Thanks for your service. There are a lot of VN vets who did more that 1 or 2 tours. As far as the PTSD aspect, it’s highly likely that the dnc was responsible for a lot of that. It was a strange time to be in uniform whether you were just leaving, just returning or somewhere in between. Not many thank yous being handed out then. That’s why I try to thank today’s youngsters in uniform whenever I can. Maybe you could write a short story: “How Viet Nam Taught Me To Hate Libs/Dems.” ;-)
Thanks for the ping! Good job adding the graphics to the information :-)
Actually, a bit of a semi-related topic: Do you think the climax of Return of the Jedi (particularly Darth Vader turning on the Emperor to save his son) was taken from that NVA propaganda film?
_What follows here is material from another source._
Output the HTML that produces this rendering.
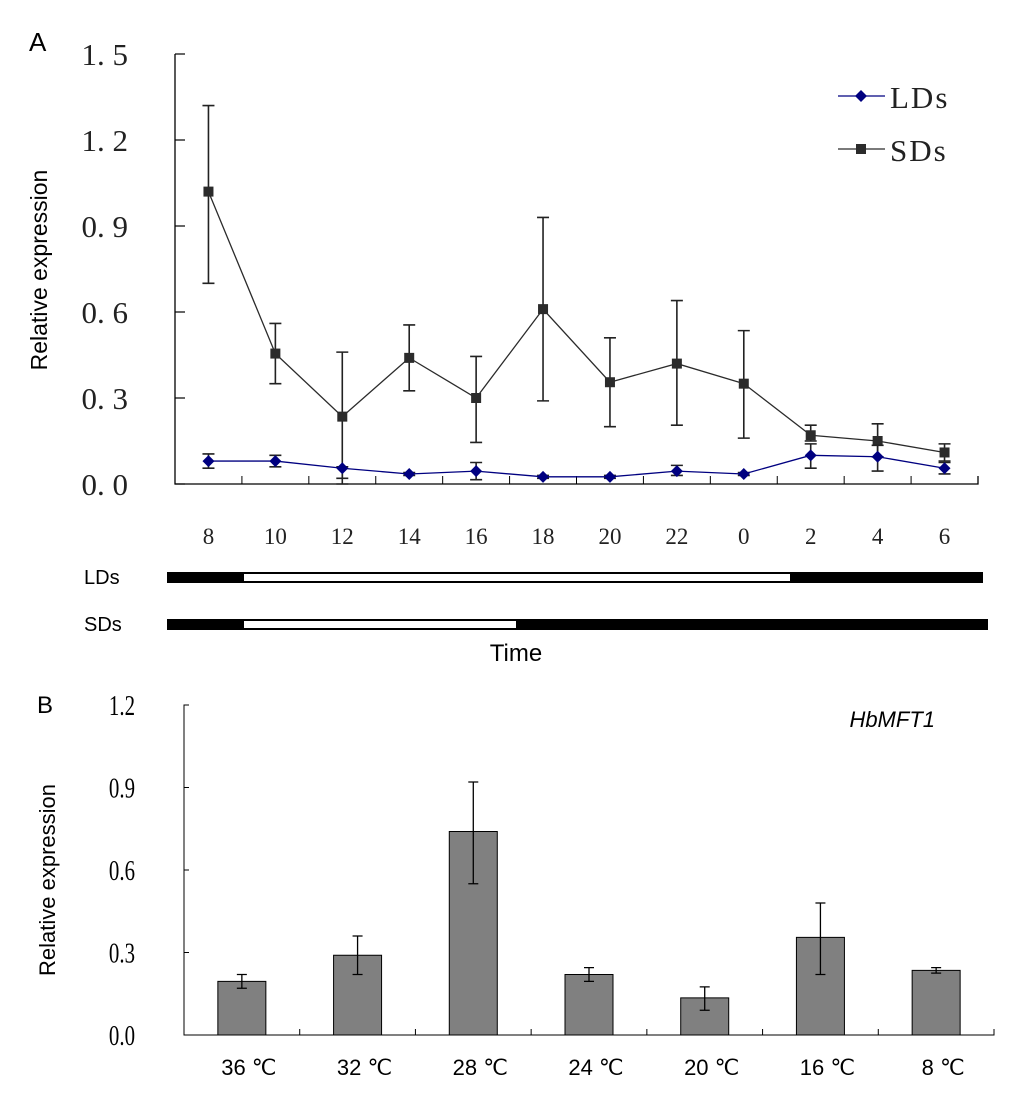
<!DOCTYPE html>
<html><head><meta charset="utf-8"><style>
html,body{margin:0;padding:0;background:#fff;}
svg{display:block;}
</style></head><body>
<svg id="fig" width="1024" height="1102" viewBox="0 0 1024 1102" xmlns="http://www.w3.org/2000/svg">
<g id="panelA"></g>
<g id="panelB"></g>
</svg>
<script>
const timeCats = ["8","10","12","14","16","18","20","22","0","2","4","6"];
const sdsVals = [1.02,0.455,0.235,0.44,0.30,0.61,0.355,0.42,0.35,0.17,0.15,0.11];
const sdsLow  = [0.70,0.35,0.0,0.325,0.145,0.29,0.20,0.205,0.16,0.15,0.095,0.08];
const sdsHigh = [1.32,0.56,0.46,0.555,0.445,0.93,0.51,0.64,0.535,0.205,0.21,0.14];
const ldsVals = [0.08,0.08,0.055,0.035,0.045,0.025,0.025,0.045,0.035,0.10,0.095,0.055];
const ldsLow  = [0.055,0.06,0.02,0.03,0.015,0.02,0.02,0.03,0.03,0.055,0.045,0.035];
const ldsHigh = [0.105,0.10,0.06,0.04,0.075,0.03,0.03,0.065,0.04,0.14,0.135,0.075];
const aTicks = ["0. 0","0. 3","0. 6","0. 9","1. 2","1. 5"];
const tempCats = ["36 ℃","32 ℃","28 ℃","24 ℃","20 ℃","16 ℃","8 ℃"];
const barVals = [0.195,0.29,0.74,0.22,0.135,0.355,0.235];
const barLow  = [0.17,0.22,0.55,0.195,0.09,0.22,0.225];
const barHigh = [0.22,0.36,0.92,0.245,0.175,0.48,0.245];
const bTicks = ["0.0","0.3","0.6","0.9","1.2"];

const NS="http://www.w3.org/2000/svg";
function mk(parent,tag,attrs,text){const e=document.createElementNS(NS,tag);for(const k in attrs)e.setAttribute(k,attrs[k]);if(text!==undefined)e.textContent=text;parent.appendChild(e);return e;}

// Panel A
const A=document.getElementById('panelA');
const ax0=175, ax1=978, ay0=484, ay1=54, amax=1.5;
const aBin=(ax1-ax0)/timeCats.length;
const axX=i=>ax0+aBin*(i+0.5);
const axY=v=>ay0-(v/amax)*(ay0-ay1);
let t;
t=mk(A,'text',{x:29,y:51,'font-family':'Liberation Sans, sans-serif','font-size':26},'A');

let ax=mk(A,'path',{d:`M${ax0} ${ay1}H${ax0}V${ay0}H${ax1}V${ay0-8}`,stroke:'#000','stroke-width':1.3,fill:'none'});

aTicks.forEach((lb,i)=>{const v=i*0.3,y=axY(v);
 mk(A,'line',{x1:ax0,x2:ax0+10,y1:y,y2:y,stroke:'#000','stroke-width':1.2});
 const e=mk(A,'text',{x:128,y:y+11,'text-anchor':'end','font-family':'Liberation Serif, serif','font-size':31,fill:'#222'},lb);
 });
timeCats.forEach((c,i)=>{const x=ax0+aBin*(i+1);
 mk(A,'line',{x1:x,x2:x,y1:ay0,y2:ay0-8,stroke:'#000','stroke-width':1});
 const e=mk(A,'text',{x:axX(i),y:544,'text-anchor':'middle','font-family':'Liberation Serif, serif','font-size':23,fill:'#222'},c);
 });
t=mk(A,'text',{x:0,y:0,transform:'translate(47,270) rotate(-90)','text-anchor':'middle','font-family':'Liberation Sans, sans-serif','font-size':23},'Relative expression');

function series(vals,lo,hi,color,marker,name){
 const g=mk(A,'g',{});
 vals.forEach((v,i)=>{const x=axX(i);
  const eb=mk(g,'path',{d:`M${x-6} ${axY(hi[i])}H${x+6}M${x} ${axY(hi[i])}V${axY(lo[i])}M${x-6} ${axY(lo[i])}H${x+6}`,stroke:'#222','stroke-width':1.6,fill:'none'});
  });
 const pl=mk(g,'polyline',{points:vals.map((v,i)=>axX(i)+','+axY(v)).join(' '),stroke:color,'stroke-width':1.3,fill:'none'});
 
 vals.forEach((v,i)=>{const x=axX(i),y=axY(v);let m;
  if(marker==='sq') m=mk(g,'rect',{x:x-5,y:y-5,width:10,height:10,fill:color});
  else m=mk(g,'path',{d:`M${x} ${y-6}L${x+6} ${y}L${x} ${y+6}L${x-6} ${y}Z`,fill:color});
  });
}
series(sdsVals,sdsLow,sdsHigh,'#2b2b2b','sq','sds');
series(ldsVals,ldsLow,ldsHigh,'#000080','dia','lds');
// legend
let lg=mk(A,'g',{});
let le=mk(lg,'g',{});
mk(le,'line',{x1:838,x2:885,y1:96,y2:96,stroke:'#000080','stroke-width':1.3});
mk(le,'path',{d:'M861 90L867 96L861 102L855 96Z',fill:'#000080'});
mk(le,'text',{x:890,y:108,'font-family':'Liberation Serif, serif','font-size':31,fill:'#222','letter-spacing':2},'LDs');
le=mk(lg,'g',{});
mk(le,'line',{x1:838,x2:885,y1:149,y2:149,stroke:'#2b2b2b','stroke-width':1.3});
mk(le,'rect',{x:856,y:144,width:10,height:10,fill:'#2b2b2b'});
mk(le,'text',{x:890,y:161,'font-family':'Liberation Serif, serif','font-size':31,fill:'#222','letter-spacing':2},'SDs');
// photoperiod bars
function pbar(y,x0,xw0,xw1,x1,label,name){
 const g=mk(A,'g',{});
 mk(g,'rect',{x:x0,y:y,width:x1-x0,height:11,fill:'#000'});
 mk(g,'rect',{x:xw0,y:y+2,width:xw1-xw0,height:7,fill:'#fff'});
 mk(g,'text',{x:84,y:y+12,'font-family':'Liberation Sans, sans-serif','font-size':20},label);
}
pbar(572,167,244,790,983,'LDs','lds-photoperiod-bar');
pbar(619,167,244,516,988,'SDs','sds-photoperiod-bar');
t=mk(A,'text',{x:516,y:661,'text-anchor':'middle','font-family':'Liberation Sans, sans-serif','font-size':24},'Time');


// Panel B
const B=document.getElementById('panelB');
const bx0=184, bx1=994, by0=1035, by1=705, bmax=1.2;
const bBin=(bx1-bx0)/tempCats.length;
const bxX=i=>bx0+bBin*(i+0.5);
const byY=v=>by0-(v/bmax)*(by0-by1);
t=mk(B,'text',{x:37,y:713,'font-family':'Liberation Sans, sans-serif','font-size':24},'B');

t=mk(B,'text',{x:935,y:727,'text-anchor':'end','font-family':'Liberation Sans, sans-serif','font-size':22,'font-style':'italic'},'HbMFT1');

t=mk(B,'text',{x:0,y:0,transform:'translate(55,880) rotate(-90)','text-anchor':'middle','font-family':'Liberation Sans, sans-serif','font-size':22},'Relative expression');

ax=mk(B,'path',{d:`M${bx0+5} ${by1}H${bx0}V${by0}H${bx1}V${by0-6}`,stroke:'#000','stroke-width':1,fill:'none'});

bTicks.forEach((lb,i)=>{const y=byY(i*0.3);
 mk(B,'line',{x1:bx0,x2:bx0+5,y1:y,y2:y,stroke:'#000'});
 const e=mk(B,'text',{x:135,y:y+10,'text-anchor':'end','font-family':'Liberation Serif, serif','font-size':29,transform:`translate(135 0) scale(0.72 1) translate(-135 0)`},lb);
 });
tempCats.forEach((c,i)=>{const x=bx0+bBin*(i+1);
 mk(B,'line',{x1:x,x2:x,y1:by0,y2:by0-6,stroke:'#000'});
 const e=mk(B,'text',{x:bxX(i)+7,y:1075,'text-anchor':'middle','font-family':'Liberation Sans, sans-serif','font-size':22},c);
 });
barVals.forEach((v,i)=>{const x=bxX(i);
 const r=mk(B,'rect',{x:x-24,y:byY(v),width:48,height:by0-byY(v),fill:'#808080',stroke:'#000','stroke-width':1});
 
 const eb=mk(B,'path',{d:`M${x-5} ${byY(barHigh[i])}H${x+5}M${x} ${byY(barHigh[i])}V${byY(barLow[i])}M${x-5} ${byY(barLow[i])}H${x+5}`,stroke:'#000','stroke-width':1.3,fill:'none'});
 });
</script>
</body></html>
I know that clip was from New York while Lucas was most likely in California at the time, but I couldn’t help but notice a lot of similarities, almost word for word, of that propaganda piece and the Vader/Skywalker conflict in that film, even right down to Vader killing the Emperor to save his son, much like the brother killed his American officer to save his sister and Vader having similar conflict regarding duty to the Empire or helping his son. It also doesn’t help that Lucas already made it clear the Ewoks in the film and, heck, the entire ground battle of Endor, was supposed to be commentary on the Vietnam War (or, for that matter, his development notes for the first Star Wars revealing it was meant to be Vietcong propaganda since he first started writing the films).
And yeah, what a pinko crook, that Bernie. The only silver lining with Hillary Clinton stealing the election from him is that it ensured we didn’t have to worry about a communist in the white house, or rather, another, more openly communist in the white house.
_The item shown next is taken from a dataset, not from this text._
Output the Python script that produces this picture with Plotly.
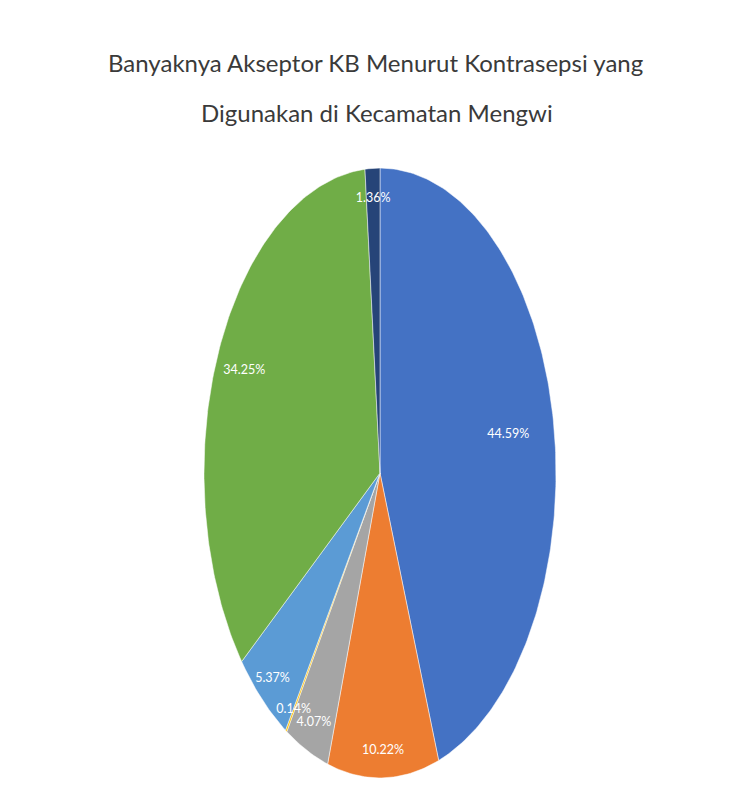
import numpy as np
import plotly.graph_objects as go

# ---- data ----
categories = ["Kontrasepsi 1", "Kontrasepsi 2", "Kontrasepsi 3", "Kontrasepsi 4",
              "Kontrasepsi 5", "Kontrasepsi 6", "Kontrasepsi 7"]
percentages = [44.59, 10.22, 4.07, 0.14, 5.37, 34.25, 1.36]
title_lines = ["Banyaknya Akseptor KB Menurut Kontrasepsi yang",
               "Digunakan di Kecamatan Mengwi"]

# ---- style ----
colors = ["#4472C4", "#ED7D31", "#A5A5A5", "#FFC000", "#5B9BD5", "#70AD47", "#264478"]
label_radius = [0.74, 0.91, 0.90, 0.92, 0.91, 0.84, 0.90]

vals = np.array(percentages, dtype=float)
frac = vals / vals.sum()
cum = np.concatenate([[0.0], np.cumsum(frac)])

fig = go.Figure()
for i, (name, c) in enumerate(zip(categories, colors)):
    n = max(3, int(frac[i] * 400))
    t = np.linspace(cum[i], cum[i + 1], n) * 2 * np.pi
    x = np.concatenate([[0.0], np.sin(t), [0.0]])
    y = np.concatenate([[0.0], np.cos(t), [0.0]])
    fig.add_trace(go.Scatter(
        x=x, y=y, mode="lines", fill="toself", fillcolor=c,
        line=dict(color="rgba(255,255,255,0.7)", width=0.7),
        name=name, hoverinfo="name", showlegend=False,
    ))

mid = (cum[:-1] + cum[1:]) / 2 * 2 * np.pi
r = np.array(label_radius)
fig.add_trace(go.Scatter(
    x=r * np.sin(mid), y=r * np.cos(mid), mode="text",
    text=[f"{v:.2f}%" for v in percentages],
    textfont=dict(family="Lato", size=12.5, color="white"),
    hoverinfo="skip", showlegend=False, cliponaxis=False,
))

fig.update_layout(
    width=750, height=800,
    margin=dict(l=0, r=0, t=0, b=0),
    paper_bgcolor="white", plot_bgcolor="rgba(0,0,0,0)",
    xaxis=dict(range=[-1.02, 1.02], domain=[0.2673, 0.746], visible=False, fixedrange=True),
    yaxis=dict(range=[-1.02, 1.02], domain=[0.02, 0.7975], visible=False, fixedrange=True),
    annotations=[
        dict(text=title_lines[0], x=0.5, y=1 - 62 / 800, xref="paper", yref="paper",
             showarrow=False, xanchor="center", yanchor="middle",
             font=dict(family="Lato", size=24, color="#3a3a3a")),
        dict(text=title_lines[1], x=0.503, y=1 - 112 / 800, xref="paper", yref="paper",
             showarrow=False, xanchor="center", yanchor="middle",
             font=dict(family="Lato", size=24, color="#3a3a3a")),
    ],
)

fig.write_html("out.html", config={"displayModeBar": False},
               post_script="document.body.style.margin='0px';")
The producers and writers are free to portray the villainous "westerners" in any grotesque evil way their twisted imaginations come up with, often times you'll have some guy or girl who's like the brother in the film, a loyal servant who has second thoughts about whether what master is doing is right, usually either a soldier, a servant, an informer, maybe even the boss's own children usually the daughter, he or she is pushed to the edge when they witness atrocities or if their relative joins the communist party, in the middle of the films there's rising conflict, war, sedition, innocent people dying and in the end the communists, the people united under the red banner overcome, sometimes with help from the sympathizer and they live on in the revolution.
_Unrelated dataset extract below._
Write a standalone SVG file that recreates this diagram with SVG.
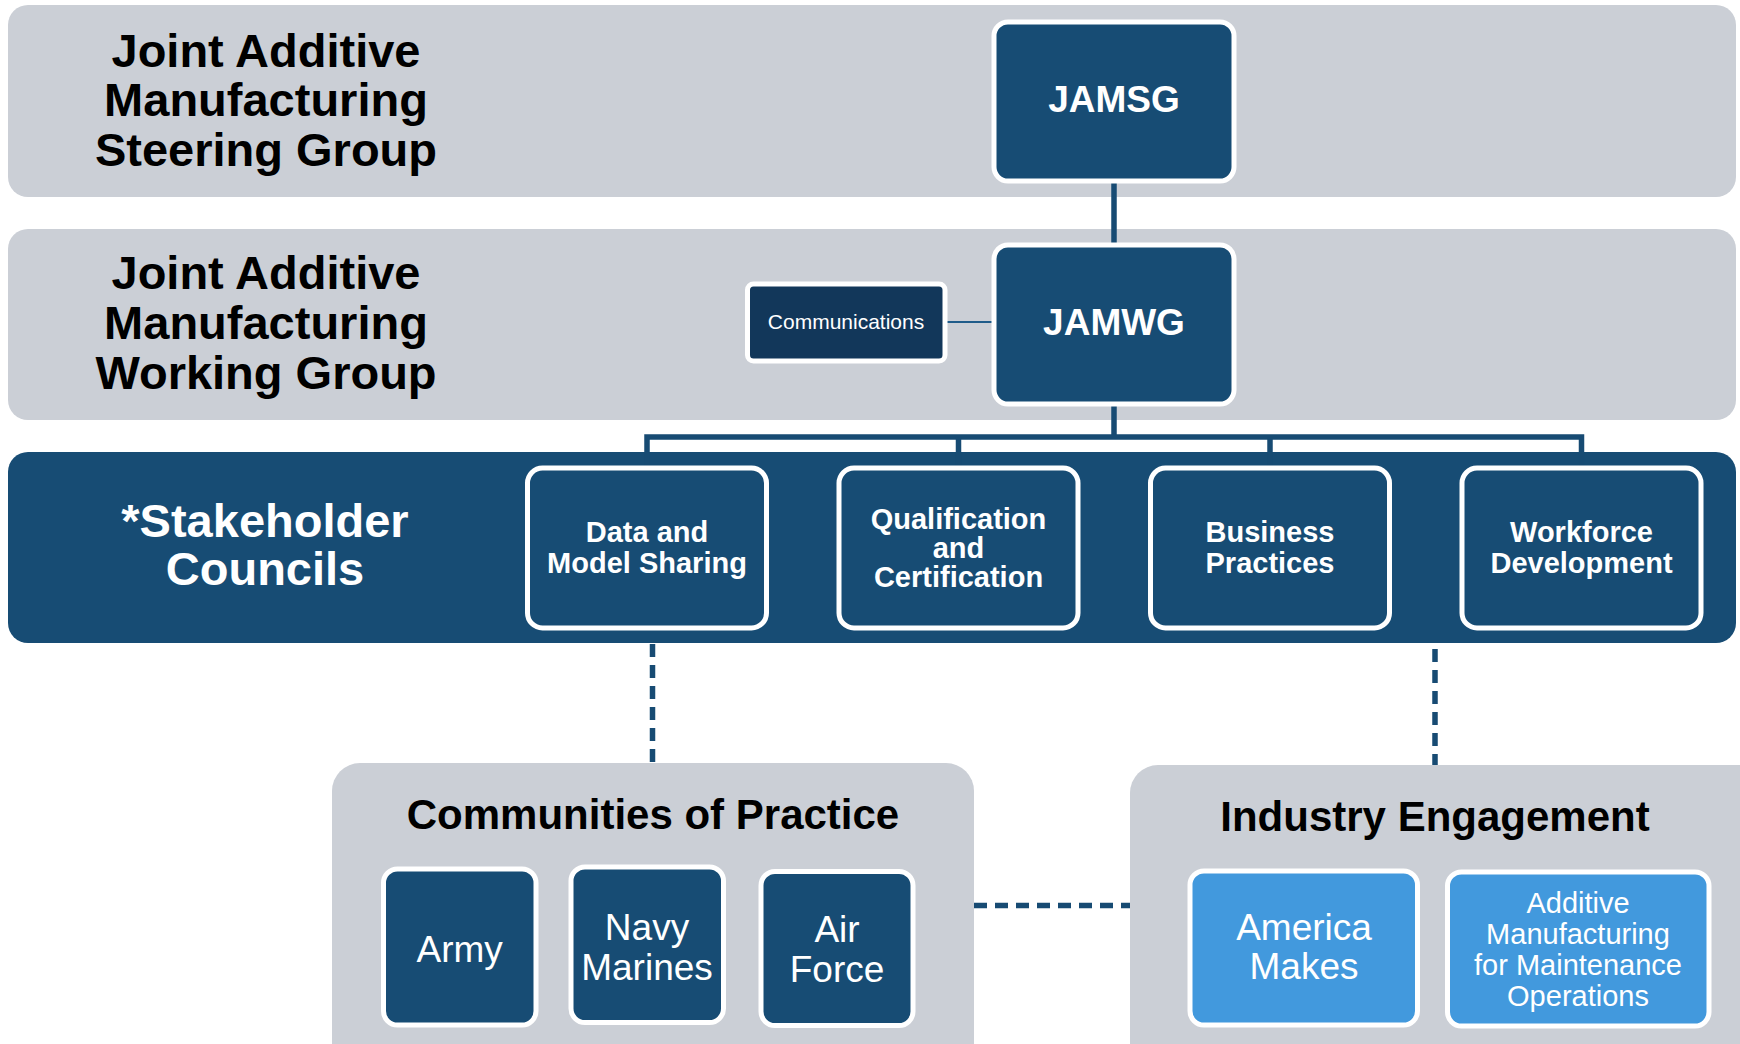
<svg xmlns="http://www.w3.org/2000/svg" width="1740" height="1044" viewBox="0 0 1740 1044">
<style>
text{font-family:"Liberation Sans",Arial,Helvetica,sans-serif;text-anchor:middle}
.band{fill:#CBCFD6}
.dark{fill:#174C74}
.node{fill:#174C74;stroke:#FFFFFF;stroke-width:5}
.comm{fill:#12375A;stroke:#FFFFFF;stroke-width:5}
.light{fill:#4299DD;stroke:#FFFFFF;stroke-width:5}
.title{font-weight:bold;font-size:47px;fill:#000000}
.wtitle{font-weight:bold;font-size:47px;fill:#FFFFFF}
.big{font-weight:bold;font-size:37px;fill:#FFFFFF}
.council{font-weight:bold;font-size:29px;fill:#FFFFFF}
.sect{font-weight:bold;font-size:42px;fill:#000000}
.svc{font-size:37px;fill:#FFFFFF}
.small{font-size:29px;fill:#FFFFFF}
.solid{fill:none;stroke:#174B73;stroke-width:5.5}
.thin{fill:none;stroke:#1F5C8A;stroke-width:2}
.dash{fill:none;stroke:#174B73;stroke-width:5.5;stroke-dasharray:13 8}
</style>

<g id="band-steering">
<rect class="band" x="8" y="5" width="1728" height="192" rx="20"/>
<text class="title" x="266" y="67">Joint Additive</text>
<text class="title" x="266" y="116">Manufacturing</text>
<text class="title" x="266" y="166">Steering Group</text>
</g>

<g id="band-working">
<rect class="band" x="8" y="229" width="1728" height="191" rx="20"/>
<text class="title" x="266" y="289">Joint Additive</text>
<text class="title" x="266" y="339">Manufacturing</text>
<text class="title" x="266" y="389">Working Group</text>
</g>

<g id="band-councils">
<rect class="dark" x="8" y="452" width="1728" height="191" rx="20"/>
<text class="wtitle" x="265" y="537">*Stakeholder</text>
<text class="wtitle" x="265" y="585">Councils</text>
</g>

<g id="connectors">
<line class="solid" x1="1114" y1="183" x2="1114" y2="243"/>
<line class="thin" x1="947" y1="322" x2="992" y2="322"/>
<line class="solid" x1="1114" y1="406" x2="1114" y2="437"/>
<path class="solid" d="M647,467 V437 H1581.5 V467"/>
<line class="solid" x1="958.5" y1="437" x2="958.5" y2="467"/>
<line class="solid" x1="1270" y1="437" x2="1270" y2="467"/>
<line class="dash" x1="652.5" y1="644" x2="652.5" y2="763"/>
<line class="dash" x1="1435" y1="649" x2="1435" y2="765"/>
<line class="dash" x1="974" y1="905.5" x2="1130" y2="905.5"/>
</g>

<g id="node-jamsg">
<rect class="node" x="994" y="22" width="240" height="159" rx="14"/>
<text class="big" x="1114" y="112">JAMSG</text>
</g>

<g id="node-jamwg">
<rect class="node" x="994" y="245" width="240" height="159" rx="14"/>
<text class="big" x="1114" y="335">JAMWG</text>
</g>

<g id="node-communications">
<rect class="comm" x="747.5" y="284" width="197.5" height="77" rx="6"/>
<text x="846" y="329" style="font-size:21px;fill:#FFFFFF">Communications</text>
</g>

<g id="node-data">
<rect class="node" x="527.5" y="468" width="239" height="160" rx="15"/>
<text class="council" x="647" y="542">Data and</text>
<text class="council" x="647" y="573">Model Sharing</text>
</g>

<g id="node-qualification">
<rect class="node" x="839" y="468" width="239" height="160" rx="15"/>
<text class="council" x="958.5" y="529">Qualification</text>
<text class="council" x="958.5" y="558">and</text>
<text class="council" x="958.5" y="587">Certification</text>
</g>

<g id="node-business">
<rect class="node" x="1150.5" y="468" width="239" height="160" rx="15"/>
<text class="council" x="1270" y="542">Business</text>
<text class="council" x="1270" y="573">Practices</text>
</g>

<g id="node-workforce">
<rect class="node" x="1462" y="468" width="239" height="160" rx="15"/>
<text class="council" x="1581.5" y="542">Workforce</text>
<text class="council" x="1581.5" y="573">Development</text>
</g>

<g id="group-communities">
<rect class="band" x="332" y="763" width="642" height="330" rx="28"/>
<text class="sect" x="653" y="829">Communities of Practice</text>
</g>

<g id="node-army">
<rect class="node" x="383.5" y="869" width="152.5" height="156" rx="14"/>
<text class="svc" x="459.7" y="962">Army</text>
</g>

<g id="node-navy">
<rect class="node" x="571" y="867" width="152.5" height="155.5" rx="14"/>
<text class="svc" x="647" y="940">Navy</text>
<text class="svc" x="647" y="980">Marines</text>
</g>

<g id="node-airforce">
<rect class="node" x="761" y="871.5" width="152" height="154" rx="14"/>
<text class="svc" x="837" y="942">Air</text>
<text class="svc" x="837" y="982">Force</text>
</g>

<g id="group-industry">
<rect class="band" x="1130" y="765" width="640" height="330" rx="28"/>
<text class="sect" x="1435" y="831">Industry Engagement</text>
</g>

<g id="node-americamakes">
<rect class="light" x="1190" y="871" width="227.5" height="154" rx="14"/>
<text class="svc" x="1304" y="940">America</text>
<text class="svc" x="1304" y="979">Makes</text>
</g>

<g id="node-ammo">
<rect class="light" x="1447.5" y="872" width="261.5" height="154" rx="14"/>
<text class="small" x="1578" y="913">Additive</text>
<text class="small" x="1578" y="944">Manufacturing</text>
<text class="small" x="1578" y="975">for Maintenance</text>
<text class="small" x="1578" y="1006">Operations</text>
</g>
</svg>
All and all, there is little creativity, little value in commie films. To compare the Star wars saga with something like this trite is like, well you may as well compare star wars with Howard the Duck! That's how bad it is.
Communists and also fascists are basically ignorant, uneducated stupid and misled and possess little talent or ability. This is why they join. Remember that the CCCP and Occupy wall street and Antifa is almost made up of the flotsam and jetsam of society. People like Moldylocks for instance, People who are hard to consider people. They're degenerates, addicts, low IQ, mentally ill, violent, credulous, brute beasts, its not that they don't want to work, its that they're unemployable.
over a hundred years ago, before unions, before communism, these people had a place to go, they worked at farms, workshops ETC, they made clothespins, matches, they lived in Bungalows, they get paid, then they go to town and got drunk or high and went home.
So no. I doubt Lucas got his ideas from the reds. Star Wars seems to be based more on Eastern religion which the commies tended to eschew and on history among other things.
Oh, I agree that the NVA films are way over the top, and have very little value, as does the communist bit. Oh, and also the communists and like-minded groups being made up of the trash of society as well.
However, even though I really do wish that Lucas didn’t base the Rebels on the Vietcong... well, Lucas more than made it clear that he did with this: https://otnesse.tumblr.com/post/162081709399/this-is-from-george-lucas-1973-notes-for-star (and yes, those are my screencaps. I took screencaps of the necessary pages in case anyone doubted my claims about Lucas basing the Rebels on the Vietcong since 1973. The book was The Making of Star Wars, and you can find it on pages 16-17).
That, and his commentary for Return of the Jedi (either that, or Empire of Dreams) made the fact that the Ewoks based on the Vietcong and the Empire on America a bit too explicit (that’s also why I’m no longer a Rebel supporter but rather an Empire supporter, especially when I don’t like to be tricked into rooting for Communists and would never knowingly do so.).
If the rebels from star wars are like the Vietcong, then Bernard Cornwell based Uhtred of Bebbanburgh on Bishop Fulton Sheen.
I wonder what Lucas was smoking when he got that idea!
Apparently, he decided to revisit themes he explored with the movie Apocalypse Now back when he was working on it before the studio forced him to give it to Francis Ford Coppola when he made Star Wars. This is from pages 7 and 8 of the book:
“’I was in debt,’ Lucas says. ‘I needed a job very badly, and I didn’t know what was going to happen with [American] Graffiti, so I started to work on Star Wars rather than continue with Apocalypse Now. I had worked on Apocalypse Now for about four years and I had very strong feelings about it. I wanted to do it, but could not get it off the ground. Columbia had just turned it down. It had started at Warner and then it went to Paramount, and it had been just about everywhere in town. Everybody had that script at least once, and the main studios had had it twice. I think everybody was just afraid of the Vietnam War and they were afraid that it was going to cost more than what we thought it was going to cost, and nobody wanted to go near it. So I figured what the heck, I’ve got to do something, I’ll start developing Star Wars.’
“Throughout his life up to that point, Lucas had had a number of key interests, apart from cinema and art: anthropology-the interaction of politics, history, and people; mythology, as a representation of cultural conditioning; traditional adventure stores; and . . . speed. From hot rods to rocket ships. All three interests are present in THX 1138, which contains an ambiguous government, robot police, a judicial system ruled by a computer, and people who are persecuted for not taking drugs prescribed by the state; it opens with a clip from a Buck Rogers serial and ends with an ultra-high speed car and motorcycle chase. Graffiti also ends with a high-speed vehicular climax and a coda that mentions the Vietnam War-in fact, the whole film takes place within the shadow of that conflict and the impending social upheaval of the 1960s. But with Apocalypse Now on the sidelines, many of its particular political conceits were transferred to the front lines of Lucas’s space fantasy film.
“’A lot of my interest in Apocalypse Now was carried over into Star War,’ Lucas say. ‘I figured that I couldn’t make that film because it was about the Vietnam War, so I would essentially deal with some of the same interesting concepts that I was going to use and convert them into space fantasy, so you’d essentially have a large technological empire going after a small group of freedom fighters or human beings.’”
I think you’re familiar with what Apocalypse Now was like, and how anti-American it was.
Note: this topic is from . Thanks mainestategop.
Thanks for reposting...This one’s a keeper.